Golden Boy
Alison Weir
- Quiet Rage: Bernie Goetz and the Shootings on the New York Subway by Lillian Rubin
Faber, 265 pp, £4.95, October 1987, ISBN 0 571 14944 8
On 22 December 1984, Bernard Goetz got into a subway car in New York City and sat down at the back with four young blacks. Wondering what this ‘white dude’ was up to, they teasingly asked him for five dollars to play a video game. When one of the four put his hand in his pocket, Goetz got up, pulled out his pistol, leant against the post to steady himself and said, ‘Yeah, I’ve got five dollars for each of you,’ as he shot them one by one. Two of the youths ran away towards the other end of the car. One ‘tried to run through the wall of the train’. After the shooting, Goetz took a good look at each of his victims ‘to make sure they were cold, that they’d been taken care of’. When one of them stirred, Goetz fired into him again, saying: ‘You seem to be doing all right, here’s another.’ Then he let himself out of the train, which had stopped short of the station in response to the emergency signal, and walked away down the tunnel.
Letters
Vol. 10 No. 7 · 31 March 1988
From Charles Dicken
SIR: Some of the bigoted, only-whites-are-racist version of anti-racism treated by Dervla Murphy can be seen in Alison Weir’s review of Lillian Rubin’s book on Bernie Goetz, which happens to follow the review of Murphy in the 18 February issue. How much of the selectivity in the account of the New York subway shootings of four young blacks is Weir’s and how much is Rubin’s, I do not know. Some of the particulars, inter alia, which do not appear are these: Goetz had previously been the victim of a mugging by black assailants which left a permanent injury. All four of the blacks who confronted Goetz on the subway had extensive criminal records. Most accounts have the four approaching Goetz, rather than his sitting down ‘with’ them. Although none carried specially-sharpened screwdrivers, as claimed in early news reports, all did carry screwdrivers, a fact Weir omits. These are on occasion used lethally, as in the death of an actor who pursued a car burglar two years ago outside the Old Globe Theatre in San Diego.
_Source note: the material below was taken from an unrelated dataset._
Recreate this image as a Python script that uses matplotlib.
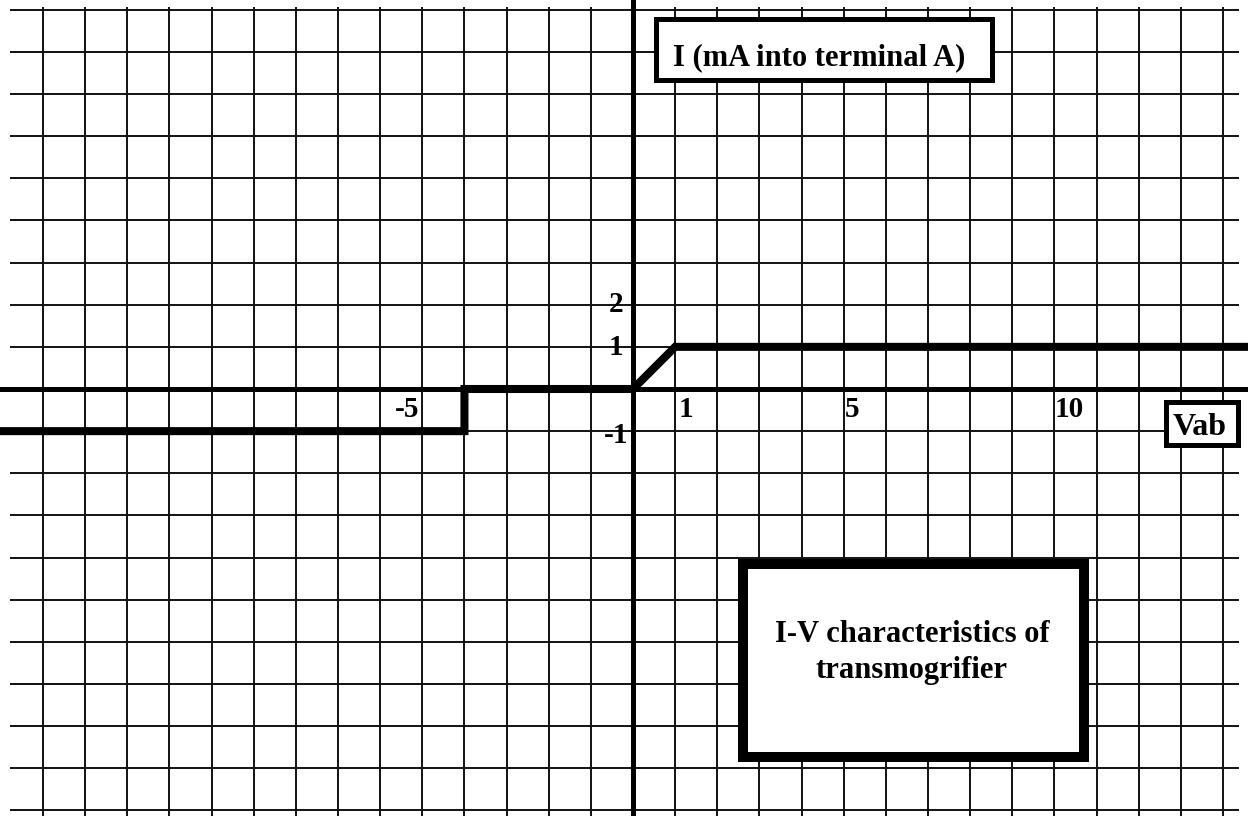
import numpy as np
import matplotlib
matplotlib.use("Agg")
import matplotlib.pyplot as plt
from matplotlib.patches import Rectangle

# -------------------------------------------------------
# Daten: I-V Kennlinie (Vab in V, I in mA)
# -------------------------------------------------------
V_ab = [-15.2, -4, -4, 0, 1, 14.8]
I_mA = [-1, -1, 0, 0, 1, 1]

# Achsenbeschriftungen (Text, x, y)
x_tick_labels = ["-5", "1", "5", "10"]
x_tick_pos = [-5.36, 1.26, 5.2, 10.35]
y_tick_labels = ["2", "1", "-1"]
y_tick_pos = [1.83, 0.81, -1.28]

title_text = "I (mA into terminal A)"
xaxis_text = "Vab"
caption_lines = ["I-V characteristics of", "transmogrifier"]

# -------------------------------------------------------
# Plot Setup
# -------------------------------------------------------
plt.rcParams['font.family'] = ['Liberation Serif', 'DejaVu Serif']

px = 42.14  # Pixel pro Einheit
fig = plt.figure(figsize=(12.48, 8.16), dpi=100)
ax = fig.add_axes([0, 0, 1, 1])
ax.set_xlim(-633 / px, (1248 - 633) / px)
ax.set_ylim(-(816 - 389) / px, 389 / px)
ax.axis('off')

# Kariertes Papier
gx = np.arange(-14, 15)
gy = np.arange(-10, 10)
ax.vlines(gx, -10.2, 9.06, color='#111111', lw=1.4, zorder=1)
ax.hlines(gy, -14.78, 14.38, color='#111111', lw=1.4, zorder=1)

# Achsen
ax.axhline(0, color='black', lw=3.6, zorder=2)
ax.axvline(0, color='black', lw=3.6, zorder=2)

# Kennlinie
ax.plot(V_ab, I_mA, color='black', lw=5.8, solid_joinstyle='miter',
        solid_capstyle='butt', zorder=3)

fs = 21
for lab, x in zip(x_tick_labels, x_tick_pos):
    ax.text(x, -0.67, lab, ha='center', va='baseline', fontsize=fs,
            fontweight='bold', zorder=4)
for lab, y in zip(y_tick_labels, y_tick_pos):
    ax.text(-0.4, y, lab, ha='center', va='baseline', fontsize=fs,
            fontweight='bold', zorder=4)

# Kasten oben: Strom-Achse
ax.add_patch(Rectangle((0.534, 7.34), 8.53 - 0.534, 8.77 - 7.34,
                       facecolor='white', edgecolor='black', lw=3.6, zorder=5))
ax.text(4.41, 7.69, title_text, ha='center', va='baseline', fontsize=22,
        fontweight='bold', zorder=6)

# Kasten Vab
ax.add_patch(Rectangle((12.66, -1.34), 14.35 - 12.66, 1.34 - 0.297,
                       facecolor='white', edgecolor='black', lw=3.6, zorder=5))
ax.text(13.45, -1.09, xaxis_text, ha='center', va='baseline', fontsize=23,
        fontweight='bold', zorder=6)

# Grosser Kasten
ax.add_patch(Rectangle((2.61, -8.73), 10.70 - 2.61, 8.73 - 4.15,
                       facecolor='white', edgecolor='black', lw=7.2, zorder=5))
ax.text(6.62, -6.0, caption_lines[0], ha='center', va='baseline', fontsize=22,
        fontweight='bold', zorder=6)
ax.text(6.62, -6.86, caption_lines[1], ha='center', va='baseline', fontsize=22,
        fontweight='bold', zorder=6)

fig.savefig("out.png", dpi=100)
A poll taken in New York at the time of Goetz’s trial found a large majority of both white and Latino respondents believed Goetz innocent of crime in the shootings, as well as almost half of black respondents. In the event, a jury which included blacks acquitted Goetz on grounds of self-defence. New Yorkers and other Americans are indeed fearful of violence, which occurs at a much higher rate than in the UK. There is victimhood on both sides of the colour line, and there is moral culpability.
Charles Dicken
San Diego State University
Vol. 10 No. 9 · 5 May 1988
From Alison Weir
SIR: I refer Charles Dicken (Letters, 31 March) to Rubin’s book-Quiet Rage, for an account of the Goetz shooting: not having read the book himself, he is woefully at sea as to the reported facts. None of these young men (half Goetz’s age and all shorter than their attacker) had been convicted of serious crime; only two were carrying screwdrivers, found in their pockets after they had been shot in cold blood; and, yes, Goetz, armed with his unlicensed gun, did elect to sit with the boys and not with the twenty whites at the front of the carriage. Goetz had been mugged a good three years before he opened fire on these strangers. All subway travellers are nervous: nevertheless, at the time of the trial, 45 per cent of New Yorkers approved of the shooting and 46 per cent disapproved.
I am delighted to be mentioned in the same breath as Dervla Murphy, but the question of racism must arise after Goetz’s astonishing acquittal – two years after the crime – on a count of ‘attempted murder, assault and reckless endangerment of human life’ (he was only found guilty on one count of illegal weapons’ possession). Had the skin colour of the protagonists in this sad story been reversed, acquittal would have been most unlikely.